To be done:
Set down each line of the material that follows, exactly, with no pictures.

— start of Raw records —

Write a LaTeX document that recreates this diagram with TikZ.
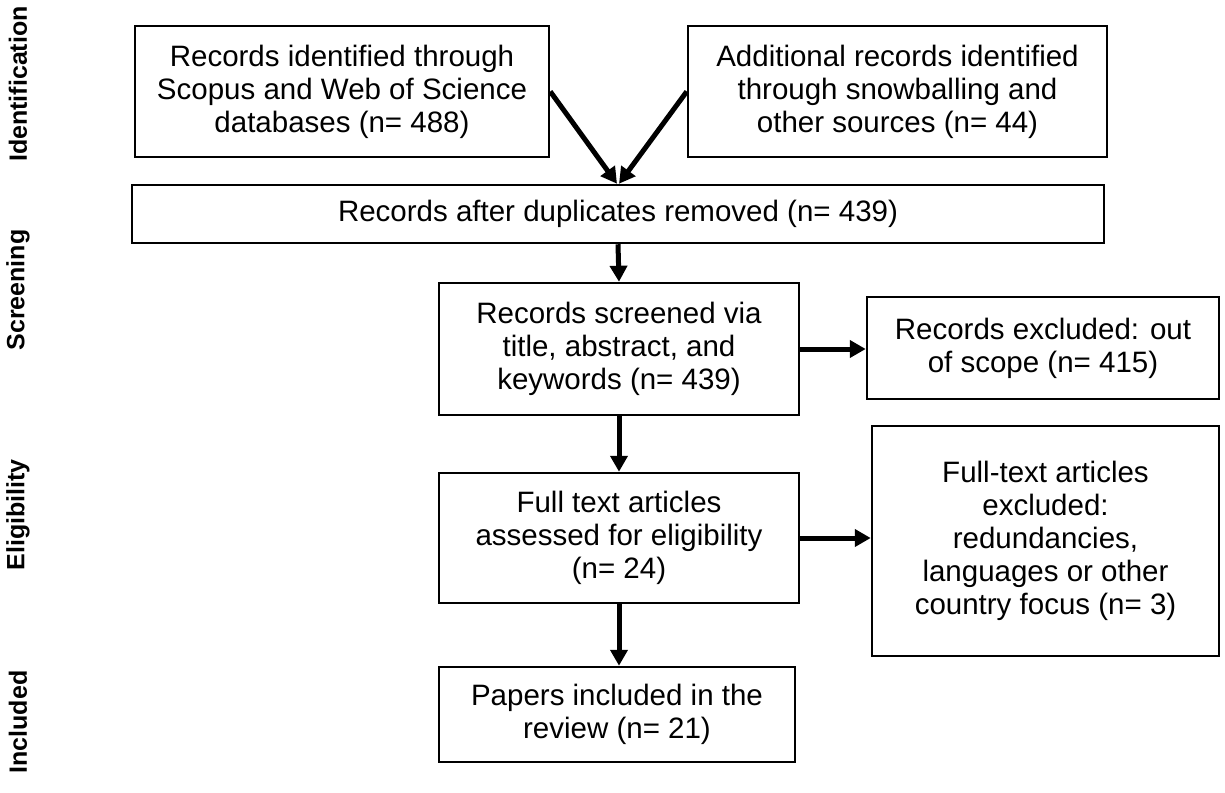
\documentclass[tikz,border=0pt]{standalone}
\usepackage{fontspec}
\setmainfont{Liberation Sans}
\usepackage{tikz}
\usetikzlibrary{arrows.meta}

\begin{document}
\begin{tikzpicture}[x=1pt, y=-1pt,
    box/.style={draw, line width=2.5pt, align=center, inner sep=0pt,
      font=\fontsize{29.5}{33}\selectfont},
    flow/.style={line width=5pt, -{Triangle[length=16pt,width=17pt]}},
    phase/.style={rotate=90, font=\fontsize{25}{28}\selectfont\bfseries}]
    \useasboundingbox (0,0) rectangle (1225,792);
    % phases
    \path (18,84)  node [phase] (id)  {Identification}
          (18,290) node [phase] (scr) {Screening}
          (18,515) node [phase] (eli) {Eligibility}
          (18,722) node [phase] (inc) {Included};
    % boxes
    \node [box, minimum width=414, minimum height=131] (ident) at (342,91.5)
      {Records identified through\\Scopus and Web of Science\\databases (n= 488)};
    \node [box, minimum width=419, minimum height=131] (extra) at (897.5,91.5)
      {Additional records identified\\through snowballing and\\other sources (n= 44)};
    \node [box, minimum width=972, minimum height=58] (dupl) at (618,214)
      {Records after duplicates removed (n= 439)};
    \node [box, minimum width=360, minimum height=132] (screen) at (619,349)
      {Records screened via\\title, abstract, and\\keywords (n= 439)};
    \node [box, minimum width=352, minimum height=102] (excl) at (1043,348)
      {Records excluded: out\\of scope (n= 415)};
    \node [box, minimum width=360, minimum height=130] (full) at (619,538)
      {Full text articles\\assessed for eligibility\\(n= 24)};
    \node [box, minimum width=347, minimum height=230] (fexcl) at (1045.5,541)
      {Full-text articles\\excluded:\\redundancies,\\languages or other\\country focus (n= 3)};
    \node [box, minimum width=356, minimum height=95] (incl) at (617,714.5)
      {Papers included in the\\review (n= 21)};
    % arrows
    \draw [flow] (ident.east) -- ([xshift=-1pt]dupl.north);
    \draw [flow] (extra.west) -- ([xshift=1pt]dupl.north);
    \draw [flow] (dupl.south) -- (screen.north);
    \draw [flow] (screen.east) -- (screen.east -| excl.west);
    \draw [flow] (screen.south) -- (full.north);
    \draw [flow] (full.east) -- (full.east -| fexcl.west);
    \draw [flow] (full.south) -- (full.south |- incl.north);
\end{tikzpicture}
\end{document}
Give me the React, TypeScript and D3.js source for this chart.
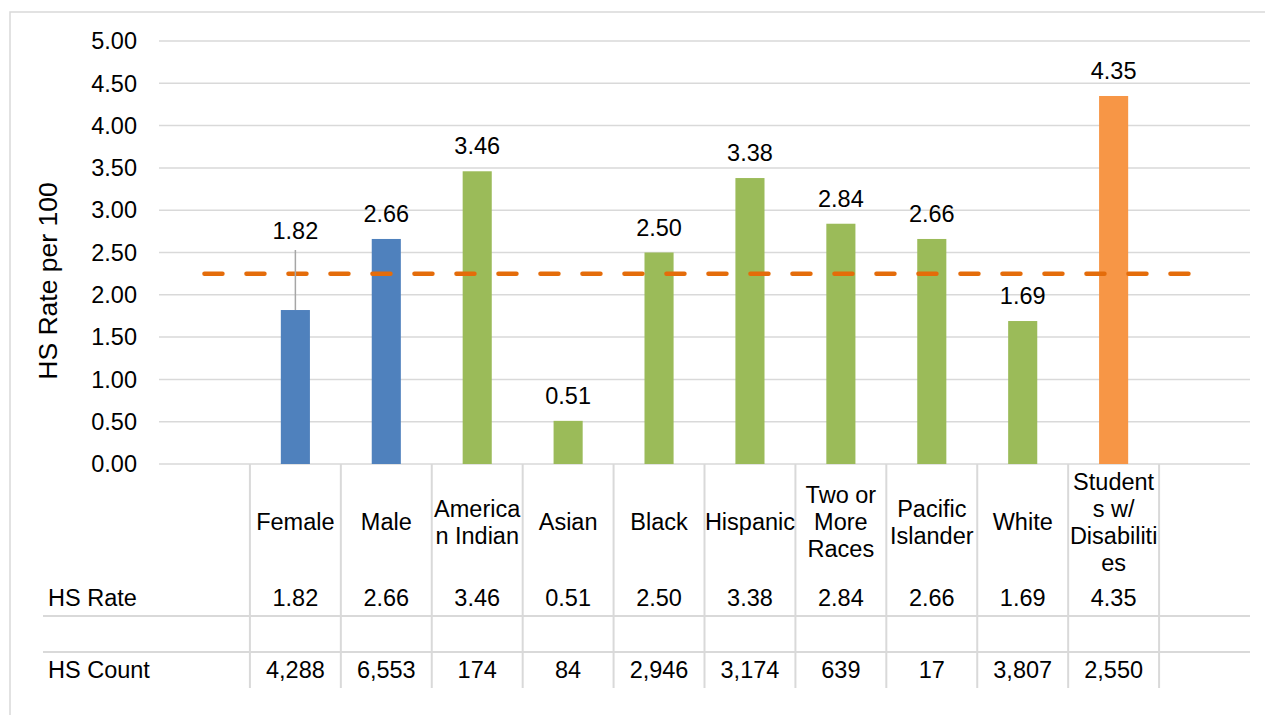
import React from "react";
import * as d3 from "d3";

const categories: string[][] = [
  ["Female"],
  ["Male"],
  ["America", "n Indian"],
  ["Asian"],
  ["Black"],
  ["Hispanic"],
  ["Two or", "More", "Races"],
  ["Pacific", "Islander"],
  ["White"],
  ["Student", "s w/", "Disabiliti", "es"],
];
const keys = ["Female", "Male", "American Indian", "Asian", "Black", "Hispanic", "Two or More Races", "Pacific Islander", "White", "Students w/ Disabilities"];
const groups = ["gender", "gender", "race", "race", "race", "race", "race", "race", "race", "swd"];
const hsRate = [1.82, 2.66, 3.46, 0.51, 2.5, 3.38, 2.84, 2.66, 1.69, 4.35];
const hsCount = [4288, 6553, 174, 84, 2946, 3174, 639, 17, 3807, 2550];
const overallRate = 2.25;
const yTicks = [0, 0.5, 1, 1.5, 2, 2.5, 3, 3.5, 4, 4.5, 5];

const colors: Record<string, string> = { gender: "#4F81BD", race: "#9BBB59", swd: "#F79646" };
const FONT = "'Liberation Sans', Arial, sans-serif";
const GRID = "#D9D9D9";

export default function App() {
  const W = 1265, H = 715;
  const left = 159, right = 1250, top = 41, bottom = 464;
  const domain = ["__start", ...keys, "__end"];
  const x = d3.scaleBand<string>().domain(domain).range([left, right]).padding(0);
  const bw = x.bandwidth();
  const barW = bw * 0.32;
  const y = d3.scaleLinear().domain([0, 5]).range([bottom, top]);
  const fmt2 = d3.format(".2f");
  const fmtC = d3.format(",");
  const fs = 23.5;

  const lineX1 = (x("__start") as number) + bw / 2;
  const lineX2 = (x("__end") as number) + bw / 2;

  const tableTop = bottom;
  const row1 = 616, row2 = 652, tableBottom = 688;
  const catCenterY = 522;
  const lineH = 27;

  return (
    <svg width={W} height={H} style={{ display: "block", position: "absolute", left: 0, top: 0 }} fontFamily={FONT}>
      <rect x={0} y={0} width={W} height={H} fill="#fff" />
      {/* outer border */}
      <path d={`M10,${H} V12 H${W}`} fill="none" stroke={GRID} strokeWidth={1.5} />
      {/* gridlines */}
      {yTicks.map((t) => (
        <g key={t}>
          <line x1={left} x2={right} y1={y(t)} y2={y(t)} stroke={GRID} strokeWidth={1.5} />
          <text x={137} y={y(t)} dy="0.35em" textAnchor="end" fontSize={fs} fill="#000">
            {fmt2(t)}
          </text>
        </g>
      ))}
      {/* axis title */}
      <text transform={`translate(48,281) rotate(-90)`} textAnchor="middle" dy="0.35em" fontSize={26.5} fill="#000">
        HS Rate per 100
      </text>
      {/* bars */}
      {keys.map((k, i) => (
        <rect key={k} x={(x(k) as number) + (bw - barW) / 2} y={y(hsRate[i])} width={barW} height={bottom - y(hsRate[i])} fill={colors[groups[i]]} />
      ))}
      {/* dashed overall line */}
      <line x1={lineX1} x2={lineX2} y1={y(overallRate)} y2={y(overallRate)} stroke="#E46C0A" strokeWidth={4.5} strokeDasharray="18 24" strokeLinecap="round" />
      {/* value labels */}
      {keys.map((k, i) => {
        const cx = (x(k) as number) + bw / 2;
        const moved = i === 0;
        const by = moved ? 239 : y(hsRate[i]) - 17;
        return (
          <g key={k}>
            {moved && <line x1={cx} x2={cx} y1={by + 11} y2={y(hsRate[i])} stroke="#A6A6A6" strokeWidth={1.5} />}
            <text x={cx} y={by} textAnchor="middle" fontSize={fs} fill="#000">
              {fmt2(hsRate[i])}
            </text>
          </g>
        );
      })}
      {/* data table lines */}
      {[row1, row2].map((ry) => (
        <line key={ry} x1={43} x2={right} y1={ry} y2={ry} stroke={GRID} strokeWidth={2} />
      ))}
      {[...keys, "__end"].map((k) => (
        <line key={k} x1={x(k) as number} x2={x(k) as number} y1={tableTop} y2={tableBottom} stroke={GRID} strokeWidth={2} />
      ))}
      {/* table text */}
      {keys.map((k, i) => {
        const cx = (x(k) as number) + bw / 2;
        const lines = categories[i];
        const y0 = catCenterY - ((lines.length - 1) * lineH) / 2;
        return (
          <g key={k}>
            {lines.map((ln, j) => (
              <text key={j} x={cx} y={y0 + j * lineH} dy="0.35em" textAnchor="middle" fontSize={fs} fill="#000">
                {ln}
              </text>
            ))}
            <text x={cx} y={598} dy="0.35em" textAnchor="middle" fontSize={fs} fill="#000">
              {fmt2(hsRate[i])}
            </text>
            <text x={cx} y={670} dy="0.35em" textAnchor="middle" fontSize={fs} fill="#000">
              {fmtC(hsCount[i])}
            </text>
          </g>
        );
      })}
      <text x={48} y={598} dy="0.35em" fontSize={fs} fill="#000">HS Rate</text>
      <text x={48} y={670} dy="0.35em" fontSize={fs} fill="#000">HS Count</text>
    </svg>
  );
}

— end of Raw records —

Response:
Write a LaTeX document that recreates this diagram with TikZ.
\documentclass[tikz,border=0pt]{standalone}
\usepackage{fontspec}
\setmainfont{Liberation Sans}
\usepackage{tikz}
\usetikzlibrary{arrows.meta}

\begin{document}
\begin{tikzpicture}[x=1pt, y=-1pt,
    box/.style={draw, line width=2.5pt, align=center, inner sep=0pt,
      font=\fontsize{29.5}{33}\selectfont},
    flow/.style={line width=5pt, -{Triangle[length=16pt,width=17pt]}},
    phase/.style={rotate=90, font=\fontsize{25}{28}\selectfont\bfseries}]
    \useasboundingbox (0,0) rectangle (1225,792);
    % phases
    \path (18,84)  node [phase] (id)  {Identification}
          (18,290) node [phase] (scr) {Screening}
          (18,515) node [phase] (eli) {Eligibility}
          (18,722) node [phase] (inc) {Included};
    % boxes
    \node [box, minimum width=414, minimum height=131] (ident) at (342,91.5)
      {Records identified through\\Scopus and Web of Science\\databases (n= 488)};
    \node [box, minimum width=419, minimum height=131] (extra) at (897.5,91.5)
      {Additional records identified\\through snowballing and\\other sources (n= 44)};
    \node [box, minimum width=972, minimum height=58] (dupl) at (618,214)
      {Records after duplicates removed (n= 439)};
    \node [box, minimum width=360, minimum height=132] (screen) at (619,349)
      {Records screened via\\title, abstract, and\\keywords (n= 439)};
    \node [box, minimum width=352, minimum height=102] (excl) at (1043,348)
      {Records excluded: out\\of scope (n= 415)};
    \node [box, minimum width=360, minimum height=130] (full) at (619,538)
      {Full text articles\\assessed for eligibility\\(n= 24)};
    \node [box, minimum width=347, minimum height=230] (fexcl) at (1045.5,541)
      {Full-text articles\\excluded:\\redundancies,\\languages or other\\country focus (n= 3)};
    \node [box, minimum width=356, minimum height=95] (incl) at (617,714.5)
      {Papers included in the\\review (n= 21)};
    % arrows
    \draw [flow] (ident.east) -- ([xshift=-1pt]dupl.north);
    \draw [flow] (extra.west) -- ([xshift=1pt]dupl.north);
    \draw [flow] (dupl.south) -- (screen.north);
    \draw [flow] (screen.east) -- (screen.east -| excl.west);
    \draw [flow] (screen.south) -- (full.north);
    \draw [flow] (full.east) -- (full.east -| fexcl.west);
    \draw [flow] (full.south) -- (full.south |- incl.north);
\end{tikzpicture}
\end{document}
Give me the React, TypeScript and D3.js source for this chart.
import React from "react";
import * as d3 from "d3";

const categories: string[][] = [
  ["Female"],
  ["Male"],
  ["America", "n Indian"],
  ["Asian"],
  ["Black"],
  ["Hispanic"],
  ["Two or", "More", "Races"],
  ["Pacific", "Islander"],
  ["White"],
  ["Student", "s w/", "Disabiliti", "es"],
];
const keys = ["Female", "Male", "American Indian", "Asian", "Black", "Hispanic", "Two or More Races", "Pacific Islander", "White", "Students w/ Disabilities"];
const groups = ["gender", "gender", "race", "race", "race", "race", "race", "race", "race", "swd"];
const hsRate = [1.82, 2.66, 3.46, 0.51, 2.5, 3.38, 2.84, 2.66, 1.69, 4.35];
const hsCount = [4288, 6553, 174, 84, 2946, 3174, 639, 17, 3807, 2550];
const overallRate = 2.25;
const yTicks = [0, 0.5, 1, 1.5, 2, 2.5, 3, 3.5, 4, 4.5, 5];

const colors: Record<string, string> = { gender: "#4F81BD", race: "#9BBB59", swd: "#F79646" };
const FONT = "'Liberation Sans', Arial, sans-serif";
const GRID = "#D9D9D9";

export default function App() {
  const W = 1265, H = 715;
  const left = 159, right = 1250, top = 41, bottom = 464;
  const domain = ["__start", ...keys, "__end"];
  const x = d3.scaleBand<string>().domain(domain).range([left, right]).padding(0);
  const bw = x.bandwidth();
  const barW = bw * 0.32;
  const y = d3.scaleLinear().domain([0, 5]).range([bottom, top]);
  const fmt2 = d3.format(".2f");
  const fmtC = d3.format(",");
  const fs = 23.5;

  const lineX1 = (x("__start") as number) + bw / 2;
  const lineX2 = (x("__end") as number) + bw / 2;

  const tableTop = bottom;
  const row1 = 616, row2 = 652, tableBottom = 688;
  const catCenterY = 522;
  const lineH = 27;

  return (
    <svg width={W} height={H} style={{ display: "block", position: "absolute", left: 0, top: 0 }} fontFamily={FONT}>
      <rect x={0} y={0} width={W} height={H} fill="#fff" />
      {/* outer border */}
      <path d={`M10,${H} V12 H${W}`} fill="none" stroke={GRID} strokeWidth={1.5} />
      {/* gridlines */}
      {yTicks.map((t) => (
        <g key={t}>
          <line x1={left} x2={right} y1={y(t)} y2={y(t)} stroke={GRID} strokeWidth={1.5} />
          <text x={137} y={y(t)} dy="0.35em" textAnchor="end" fontSize={fs} fill="#000">
            {fmt2(t)}
          </text>
        </g>
      ))}
      {/* axis title */}
      <text transform={`translate(48,281) rotate(-90)`} textAnchor="middle" dy="0.35em" fontSize={26.5} fill="#000">
        HS Rate per 100
      </text>
      {/* bars */}
      {keys.map((k, i) => (
        <rect key={k} x={(x(k) as number) + (bw - barW) / 2} y={y(hsRate[i])} width={barW} height={bottom - y(hsRate[i])} fill={colors[groups[i]]} />
      ))}
      {/* dashed overall line */}
      <line x1={lineX1} x2={lineX2} y1={y(overallRate)} y2={y(overallRate)} stroke="#E46C0A" strokeWidth={4.5} strokeDasharray="18 24" strokeLinecap="round" />
      {/* value labels */}
      {keys.map((k, i) => {
        const cx = (x(k) as number) + bw / 2;
        const moved = i === 0;
        const by = moved ? 239 : y(hsRate[i]) - 17;
        return (
          <g key={k}>
            {moved && <line x1={cx} x2={cx} y1={by + 11} y2={y(hsRate[i])} stroke="#A6A6A6" strokeWidth={1.5} />}
            <text x={cx} y={by} textAnchor="middle" fontSize={fs} fill="#000">
              {fmt2(hsRate[i])}
            </text>
          </g>
        );
      })}
      {/* data table lines */}
      {[row1, row2].map((ry) => (
        <line key={ry} x1={43} x2={right} y1={ry} y2={ry} stroke={GRID} strokeWidth={2} />
      ))}
      {[...keys, "__end"].map((k) => (
        <line key={k} x1={x(k) as number} x2={x(k) as number} y1={tableTop} y2={tableBottom} stroke={GRID} strokeWidth={2} />
      ))}
      {/* table text */}
      {keys.map((k, i) => {
        const cx = (x(k) as number) + bw / 2;
        const lines = categories[i];
        const y0 = catCenterY - ((lines.length - 1) * lineH) / 2;
        return (
          <g key={k}>
            {lines.map((ln, j) => (
              <text key={j} x={cx} y={y0 + j * lineH} dy="0.35em" textAnchor="middle" fontSize={fs} fill="#000">
                {ln}
              </text>
            ))}
            <text x={cx} y={598} dy="0.35em" textAnchor="middle" fontSize={fs} fill="#000">
              {fmt2(hsRate[i])}
            </text>
            <text x={cx} y={670} dy="0.35em" textAnchor="middle" fontSize={fs} fill="#000">
              {fmtC(hsCount[i])}
            </text>
          </g>
        );
      })}
      <text x={48} y={598} dy="0.35em" fontSize={fs} fill="#000">HS Rate</text>
      <text x={48} y={670} dy="0.35em" fontSize={fs} fill="#000">HS Count</text>
    </svg>
  );
}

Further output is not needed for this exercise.